**INSTRUCTIONS FOR THE TASK**
Would you transcribe the listing that follows, character for character, and omit its images?

**INFORMATION SHOWN**
==============================

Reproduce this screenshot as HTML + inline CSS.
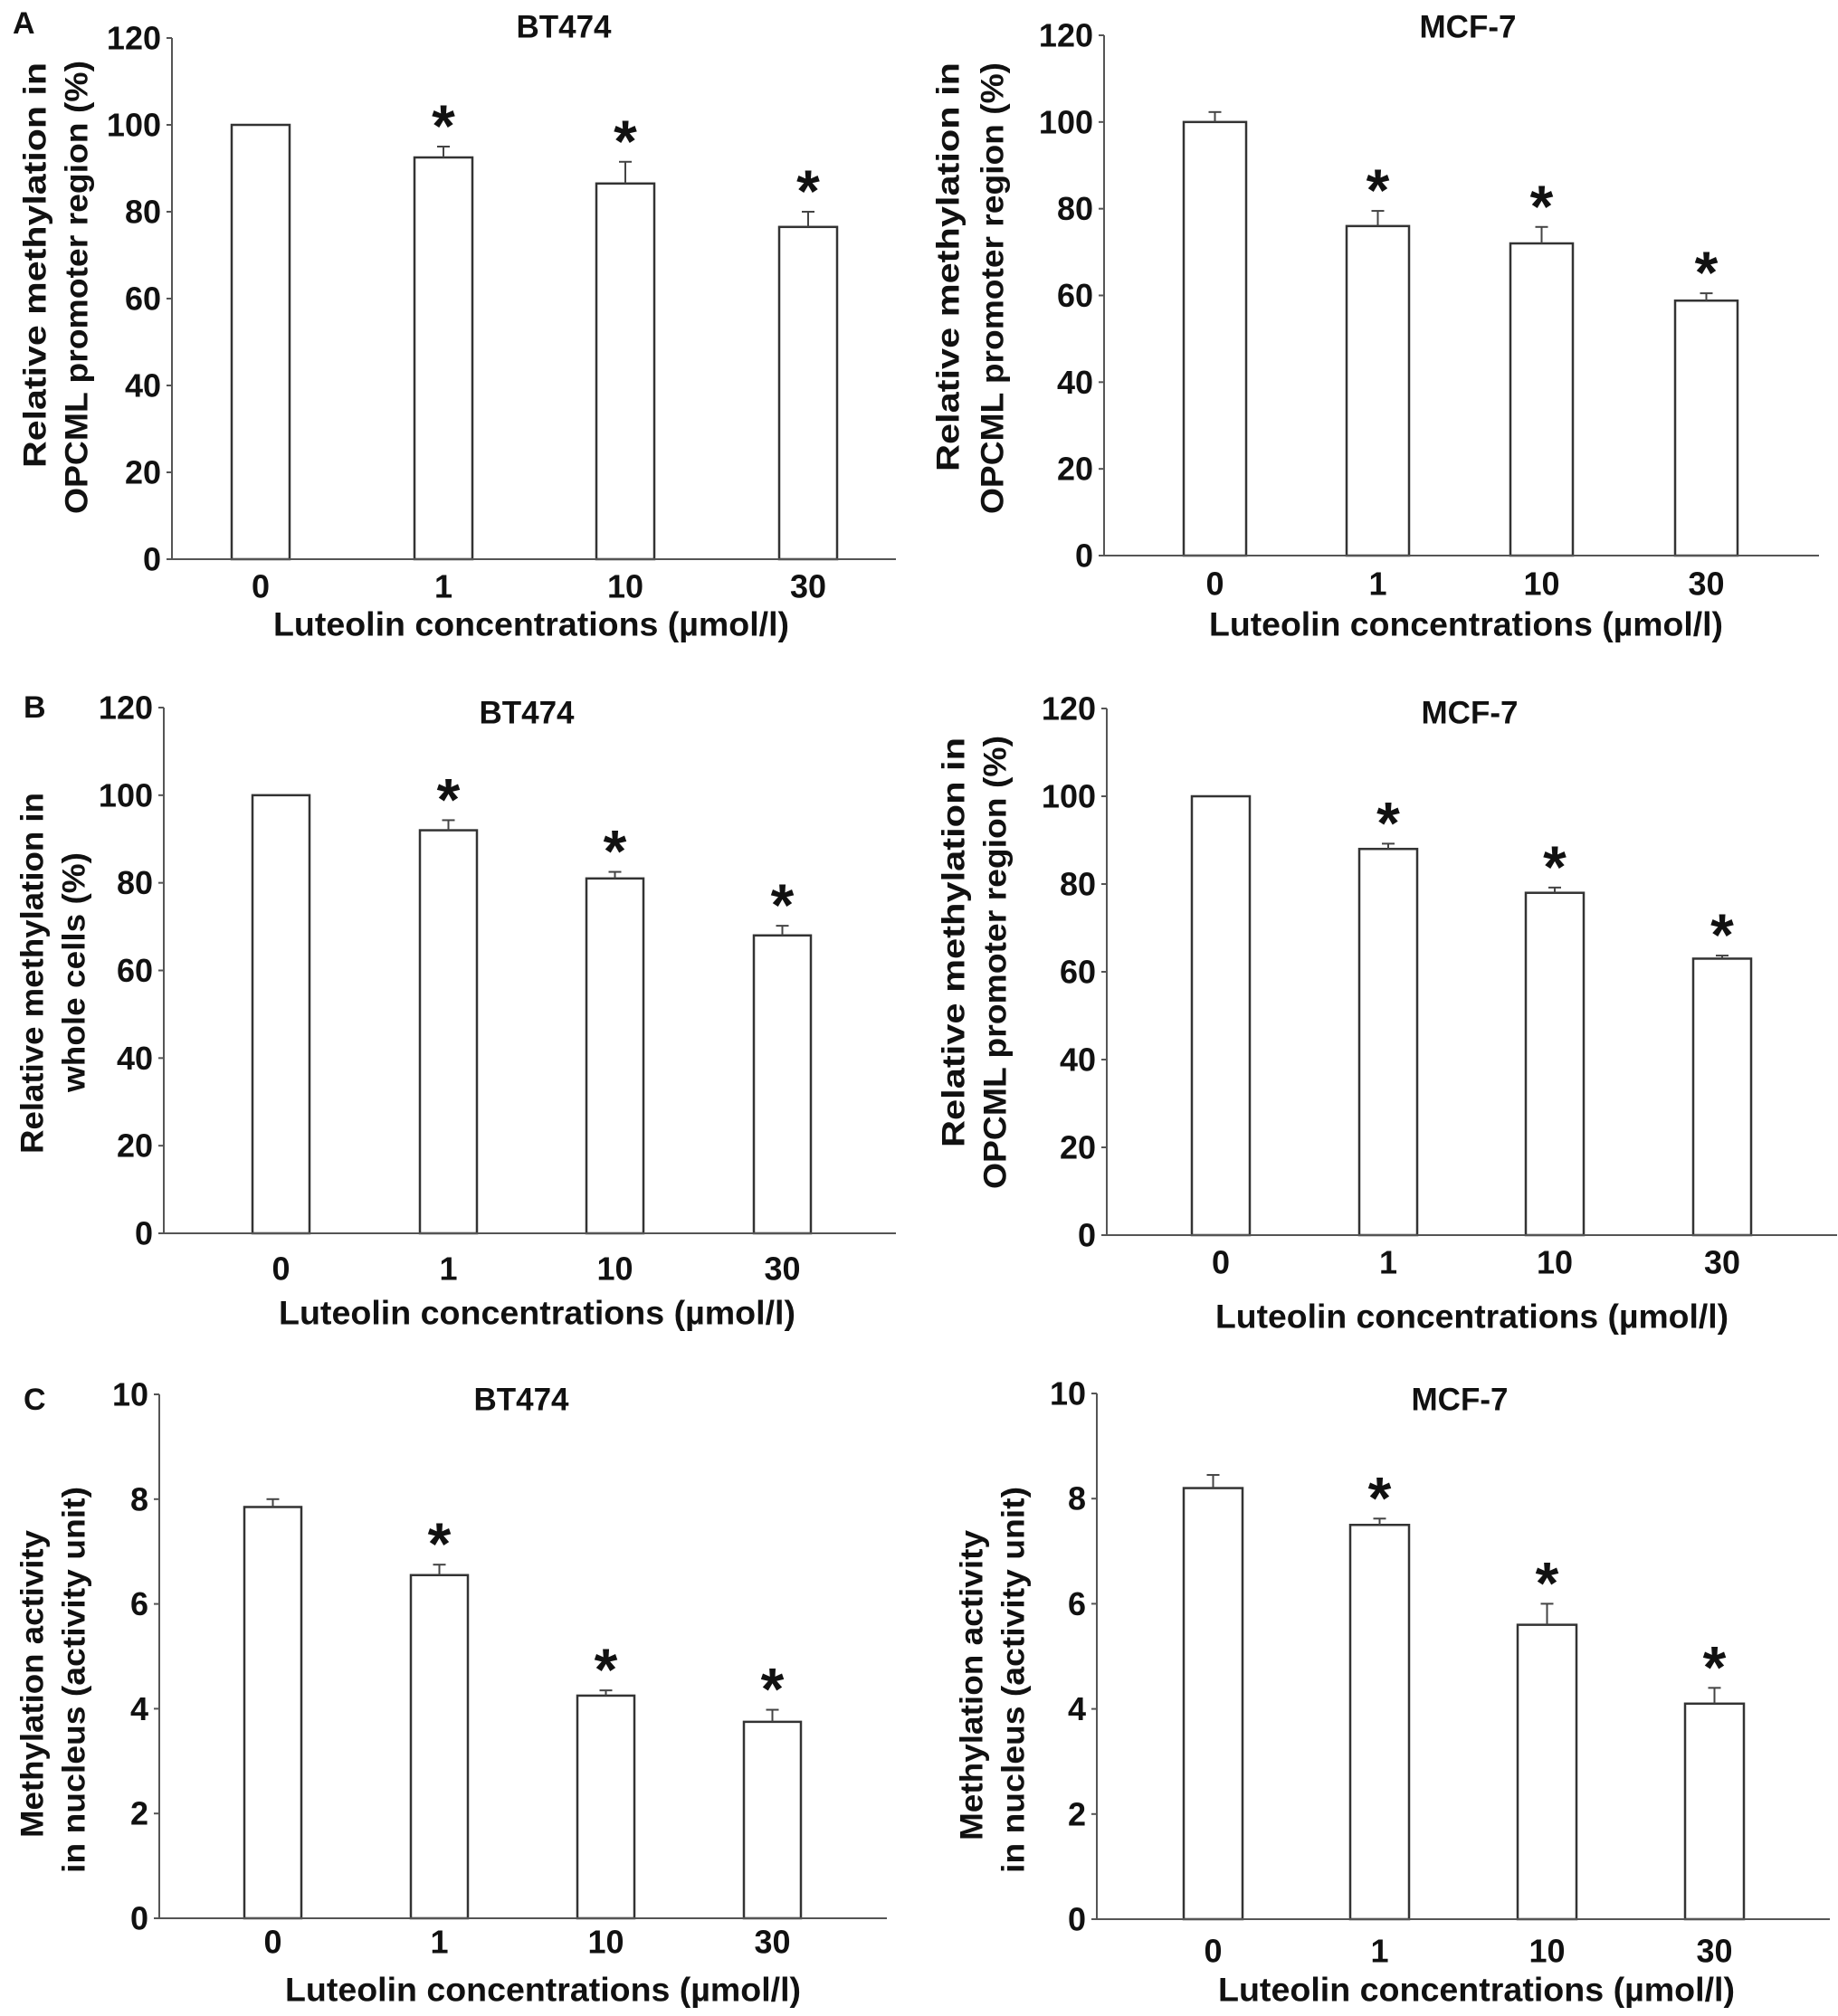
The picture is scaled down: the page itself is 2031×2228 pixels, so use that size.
<!DOCTYPE html>
<html><head><meta charset="utf-8"><style>
html,body{margin:0;padding:0;background:#fff;}
svg{display:block;font-family:"Liberation Sans",Arial,sans-serif;font-weight:bold;}
</style></head><body>
<svg id="fig" width="2031" height="2228" viewBox="0 0 2031 2228" xmlns="http://www.w3.org/2000/svg"></svg>
<script>
const categories = ["0","1","10","30"];
const aLeftValues = [100, 92.5, 86.5, 76.5];
const aLeftErrors = [0, 2.5, 5, 3.5];
const aRightValues = [100, 76, 72, 58.8];
const aRightErrors = [2.3, 3.5, 3.8, 1.7];
const bLeftValues = [100, 92, 81, 68];
const bLeftErrors = [0, 2.3, 1.5, 2.2];
const bRightValues = [100, 88, 78, 63];
const bRightErrors = [0, 1.2, 1.2, 0.7];
const cLeftValues = [7.85, 6.55, 4.25, 3.75];
const cLeftErrors = [0.15, 0.2, 0.1, 0.23];
const cRightValues = [8.2, 7.5, 5.6, 4.1];
const cRightErrors = [0.25, 0.12, 0.4, 0.3];
const pctTicks = [0, 20, 40, 60, 80, 100, 120];
const actTicks = [0, 2, 4, 6, 8, 10];
const sigFlags = [false, true, true, true];

const NS = "http://www.w3.org/2000/svg";
const svg = document.getElementById("fig");
function mk(tag, attrs, parent, text){
  const e = document.createElementNS(NS, tag);
  for (const k in attrs) e.setAttribute(k, attrs[k]);
  if (text !== undefined) e.textContent = text;
  (parent || svg).appendChild(e);
  return e;
}

const panels = [
 {id:"a-left", title:"BT474", vals:aLeftValues, errs:aLeftErrors, ticks:pctTicks, max:120,
  ax:190, y0:618, yTop:42, xEnd:990, barL:[256,458,659,861], bw:64, titleX:623, titleY:30,
  tickY:648, xlY:690, xl:[302,872], yl:[["Relative methylation in",39,69,517],["OPCML promoter region (%)",85,67,568]],
  letter:["A",14,26]},
 {id:"a-right", title:"MCF-7", vals:aRightValues, errs:aRightErrors, ticks:pctTicks, max:120,
  ax:1220, y0:614, yTop:39, xEnd:2010, barL:[1308,1488,1669,1851], bw:69, titleX:1622, titleY:30,
  tickY:645, xlY:690, xl:[1336,1904], yl:[["Relative methylation in",1048,69,521],["OPCML promoter region (%)",1097,69,568]]},
 {id:"b-left", title:"BT474", vals:bLeftValues, errs:bLeftErrors, ticks:pctTicks, max:120,
  ax:181, y0:1363, yTop:782, xEnd:990, barL:[279,464,648,833], bw:63, titleX:582, titleY:788,
  tickY:1402, xlY:1451, xl:[308,879], yl:[["Relative methylation in",36,876,1275],["whole cells (%)",82,942,1207]],
  letter:["B",26,782]},
 {id:"b-right", title:"MCF-7", vals:bRightValues, errs:bRightErrors, ticks:pctTicks, max:120,
  ax:1223, y0:1365, yTop:783, xEnd:2030, barL:[1317,1502,1686,1871], bw:64, titleX:1624, titleY:788,
  tickY:1395, xlY:1455, xl:[1343,1910], yl:[["Relative methylation in",1054,815,1268],["OPCML promoter region (%)",1100,813,1314]]},
 {id:"c-left", title:"BT474", vals:cLeftValues, errs:cLeftErrors, ticks:actTicks, max:10,
  ax:176, y0:2120, yTop:1541, xEnd:980, barL:[270,454,638,822], bw:63, titleX:576, titleY:1547,
  tickY:2146, xlY:2199, xl:[315,885], yl:[["Methylation activity",36,1691,2031],["in nucleus (activity unit)",82,1643,2070]],
  letter:["C",26,1547]},
 {id:"c-right", title:"MCF-7", vals:cRightValues, errs:cRightErrors, ticks:actTicks, max:10,
  ax:1212, y0:2121, yTop:1540, xEnd:2022, barL:[1308,1492,1677,1862], bw:65, titleX:1613, titleY:1547,
  tickY:2156, xlY:2199, xl:[1346,1917], yl:[["Methylation activity",1074,1691,2034],["in nucleus (activity unit)",1120,1643,2070]]}
];

panels.forEach(p => {
  const g = mk("g", {});
  
  
  const y = v => p.y0 - (v / p.max) * (p.y0 - p.yTop);
  const t = mk("text", {x:p.titleX, y:p.titleY, "font-size":35, "text-anchor":"middle", "dominant-baseline":"central", fill:"#111"}, g, p.title);
  
  
  if (p.letter) {
    const l = mk("text", {x:p.letter[1], y:p.letter[2], "font-size":34, "dominant-baseline":"central", fill:"#111"}, g, p.letter[0]);
    
    
  }
  p.vals.forEach((v, i) => {
    const x = p.barL[i];
    const top = y(v);
    const et = y(v + p.errs[i]);
    const bg = mk("g", {}, g);
    
    
    mk("rect", {x:x, y:top, width:p.bw, height:p.y0 - top, fill:"#fff", stroke:"#333", "stroke-width":2.5}, bg);
    if (p.errs[i] > 0) {
      const cx = x + p.bw / 2;
      mk("line", {x1:cx, y1:top, x2:cx, y2:et, stroke:"#444", "stroke-width":2}, bg);
      mk("line", {x1:cx - 7, y1:et, x2:cx + 7, y2:et, stroke:"#444", "stroke-width":2}, bg);
    }
    if (sigFlags[i]) {
      const s = mk("text", {x:x + p.bw / 2, y:et, "font-size":66, "text-anchor":"middle", fill:"#111"}, g, "*");
      
      
    }
    const tl = mk("text", {x:x + p.bw / 2, y:p.tickY, "font-size":36, "text-anchor":"middle", "dominant-baseline":"central", fill:"#111"}, g, categories[i]);
    
    
  });
  const ya = mk("line", {x1:p.ax, y1:p.yTop, x2:p.ax, y2:p.y0, stroke:"#555", "stroke-width":2}, g);
  
  
  const xa = mk("line", {x1:p.ax, y1:p.y0, x2:p.xEnd, y2:p.y0, stroke:"#555", "stroke-width":2}, g);
  
  
  p.ticks.forEach(tv => {
    const ty = y(tv);
    mk("line", {x1:p.ax - 6, y1:ty, x2:p.ax, y2:ty, stroke:"#555", "stroke-width":2}, g);
    const lbl = mk("text", {x:p.ax - 12, y:ty, "font-size":36, "text-anchor":"end", "dominant-baseline":"central", fill:"#111"}, g, String(tv));
    
    
  });
  const xl = mk("text", {x:p.xl[0], y:p.xlY, "font-size":37, "dominant-baseline":"central", textLength:p.xl[1] - p.xl[0], lengthAdjust:"spacingAndGlyphs", fill:"#111"}, g, "Luteolin concentrations (\u00b5mol/l)");
  
  
  p.yl.forEach((ln, k) => {
    const [txt, lx, ya0, ya1] = ln;
    const cy = (ya0 + ya1) / 2;
    const yt = mk("text", {x:lx, y:cy, "font-size":35, "text-anchor":"middle", "dominant-baseline":"central", textLength:ya1 - ya0, lengthAdjust:"spacingAndGlyphs", transform:"rotate(-90 " + lx + " " + cy + ")", fill:"#111"}, g, txt);
    
    
  });
});
</script>
</body></html>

==============================

**THE SOLUTION**
Reproduce this screenshot as HTML + inline CSS.
The picture is scaled down: the page itself is 2031×2228 pixels, so use that size.
<!DOCTYPE html>
<html><head><meta charset="utf-8"><style>
html,body{margin:0;padding:0;background:#fff;}
svg{display:block;font-family:"Liberation Sans",Arial,sans-serif;font-weight:bold;}
</style></head><body>
<svg id="fig" width="2031" height="2228" viewBox="0 0 2031 2228" xmlns="http://www.w3.org/2000/svg"></svg>
<script>
const categories = ["0","1","10","30"];
const aLeftValues = [100, 92.5, 86.5, 76.5];
const aLeftErrors = [0, 2.5, 5, 3.5];
const aRightValues = [100, 76, 72, 58.8];
const aRightErrors = [2.3, 3.5, 3.8, 1.7];
const bLeftValues = [100, 92, 81, 68];
const bLeftErrors = [0, 2.3, 1.5, 2.2];
const bRightValues = [100, 88, 78, 63];
const bRightErrors = [0, 1.2, 1.2, 0.7];
const cLeftValues = [7.85, 6.55, 4.25, 3.75];
const cLeftErrors = [0.15, 0.2, 0.1, 0.23];
const cRightValues = [8.2, 7.5, 5.6, 4.1];
const cRightErrors = [0.25, 0.12, 0.4, 0.3];
const pctTicks = [0, 20, 40, 60, 80, 100, 120];
const actTicks = [0, 2, 4, 6, 8, 10];
const sigFlags = [false, true, true, true];

const NS = "http://www.w3.org/2000/svg";
const svg = document.getElementById("fig");
function mk(tag, attrs, parent, text){
  const e = document.createElementNS(NS, tag);
  for (const k in attrs) e.setAttribute(k, attrs[k]);
  if (text !== undefined) e.textContent = text;
  (parent || svg).appendChild(e);
  return e;
}

const panels = [
 {id:"a-left", title:"BT474", vals:aLeftValues, errs:aLeftErrors, ticks:pctTicks, max:120,
  ax:190, y0:618, yTop:42, xEnd:990, barL:[256,458,659,861], bw:64, titleX:623, titleY:30,
  tickY:648, xlY:690, xl:[302,872], yl:[["Relative methylation in",39,69,517],["OPCML promoter region (%)",85,67,568]],
  letter:["A",14,26]},
 {id:"a-right", title:"MCF-7", vals:aRightValues, errs:aRightErrors, ticks:pctTicks, max:120,
  ax:1220, y0:614, yTop:39, xEnd:2010, barL:[1308,1488,1669,1851], bw:69, titleX:1622, titleY:30,
  tickY:645, xlY:690, xl:[1336,1904], yl:[["Relative methylation in",1048,69,521],["OPCML promoter region (%)",1097,69,568]]},
 {id:"b-left", title:"BT474", vals:bLeftValues, errs:bLeftErrors, ticks:pctTicks, max:120,
  ax:181, y0:1363, yTop:782, xEnd:990, barL:[279,464,648,833], bw:63, titleX:582, titleY:788,
  tickY:1402, xlY:1451, xl:[308,879], yl:[["Relative methylation in",36,876,1275],["whole cells (%)",82,942,1207]],
  letter:["B",26,782]},
 {id:"b-right", title:"MCF-7", vals:bRightValues, errs:bRightErrors, ticks:pctTicks, max:120,
  ax:1223, y0:1365, yTop:783, xEnd:2030, barL:[1317,1502,1686,1871], bw:64, titleX:1624, titleY:788,
  tickY:1395, xlY:1455, xl:[1343,1910], yl:[["Relative methylation in",1054,815,1268],["OPCML promoter region (%)",1100,813,1314]]},
 {id:"c-left", title:"BT474", vals:cLeftValues, errs:cLeftErrors, ticks:actTicks, max:10,
  ax:176, y0:2120, yTop:1541, xEnd:980, barL:[270,454,638,822], bw:63, titleX:576, titleY:1547,
  tickY:2146, xlY:2199, xl:[315,885], yl:[["Methylation activity",36,1691,2031],["in nucleus (activity unit)",82,1643,2070]],
  letter:["C",26,1547]},
 {id:"c-right", title:"MCF-7", vals:cRightValues, errs:cRightErrors, ticks:actTicks, max:10,
  ax:1212, y0:2121, yTop:1540, xEnd:2022, barL:[1308,1492,1677,1862], bw:65, titleX:1613, titleY:1547,
  tickY:2156, xlY:2199, xl:[1346,1917], yl:[["Methylation activity",1074,1691,2034],["in nucleus (activity unit)",1120,1643,2070]]}
];

panels.forEach(p => {
  const g = mk("g", {});
  
  
  const y = v => p.y0 - (v / p.max) * (p.y0 - p.yTop);
  const t = mk("text", {x:p.titleX, y:p.titleY, "font-size":35, "text-anchor":"middle", "dominant-baseline":"central", fill:"#111"}, g, p.title);
  
  
  if (p.letter) {
    const l = mk("text", {x:p.letter[1], y:p.letter[2], "font-size":34, "dominant-baseline":"central", fill:"#111"}, g, p.letter[0]);
    
    
  }
  p.vals.forEach((v, i) => {
    const x = p.barL[i];
    const top = y(v);
    const et = y(v + p.errs[i]);
    const bg = mk("g", {}, g);
    
    
    mk("rect", {x:x, y:top, width:p.bw, height:p.y0 - top, fill:"#fff", stroke:"#333", "stroke-width":2.5}, bg);
    if (p.errs[i] > 0) {
      const cx = x + p.bw / 2;
      mk("line", {x1:cx, y1:top, x2:cx, y2:et, stroke:"#444", "stroke-width":2}, bg);
      mk("line", {x1:cx - 7, y1:et, x2:cx + 7, y2:et, stroke:"#444", "stroke-width":2}, bg);
    }
    if (sigFlags[i]) {
      const s = mk("text", {x:x + p.bw / 2, y:et, "font-size":66, "text-anchor":"middle", fill:"#111"}, g, "*");
      
      
    }
    const tl = mk("text", {x:x + p.bw / 2, y:p.tickY, "font-size":36, "text-anchor":"middle", "dominant-baseline":"central", fill:"#111"}, g, categories[i]);
    
    
  });
  const ya = mk("line", {x1:p.ax, y1:p.yTop, x2:p.ax, y2:p.y0, stroke:"#555", "stroke-width":2}, g);
  
  
  const xa = mk("line", {x1:p.ax, y1:p.y0, x2:p.xEnd, y2:p.y0, stroke:"#555", "stroke-width":2}, g);
  
  
  p.ticks.forEach(tv => {
    const ty = y(tv);
    mk("line", {x1:p.ax - 6, y1:ty, x2:p.ax, y2:ty, stroke:"#555", "stroke-width":2}, g);
    const lbl = mk("text", {x:p.ax - 12, y:ty, "font-size":36, "text-anchor":"end", "dominant-baseline":"central", fill:"#111"}, g, String(tv));
    
    
  });
  const xl = mk("text", {x:p.xl[0], y:p.xlY, "font-size":37, "dominant-baseline":"central", textLength:p.xl[1] - p.xl[0], lengthAdjust:"spacingAndGlyphs", fill:"#111"}, g, "Luteolin concentrations (\u00b5mol/l)");
  
  
  p.yl.forEach((ln, k) => {
    const [txt, lx, ya0, ya1] = ln;
    const cy = (ya0 + ya1) / 2;
    const yt = mk("text", {x:lx, y:cy, "font-size":35, "text-anchor":"middle", "dominant-baseline":"central", textLength:ya1 - ya0, lengthAdjust:"spacingAndGlyphs", transform:"rotate(-90 " + lx + " " + cy + ")", fill:"#111"}, g, txt);
    
    
  });
});
</script>
</body></html>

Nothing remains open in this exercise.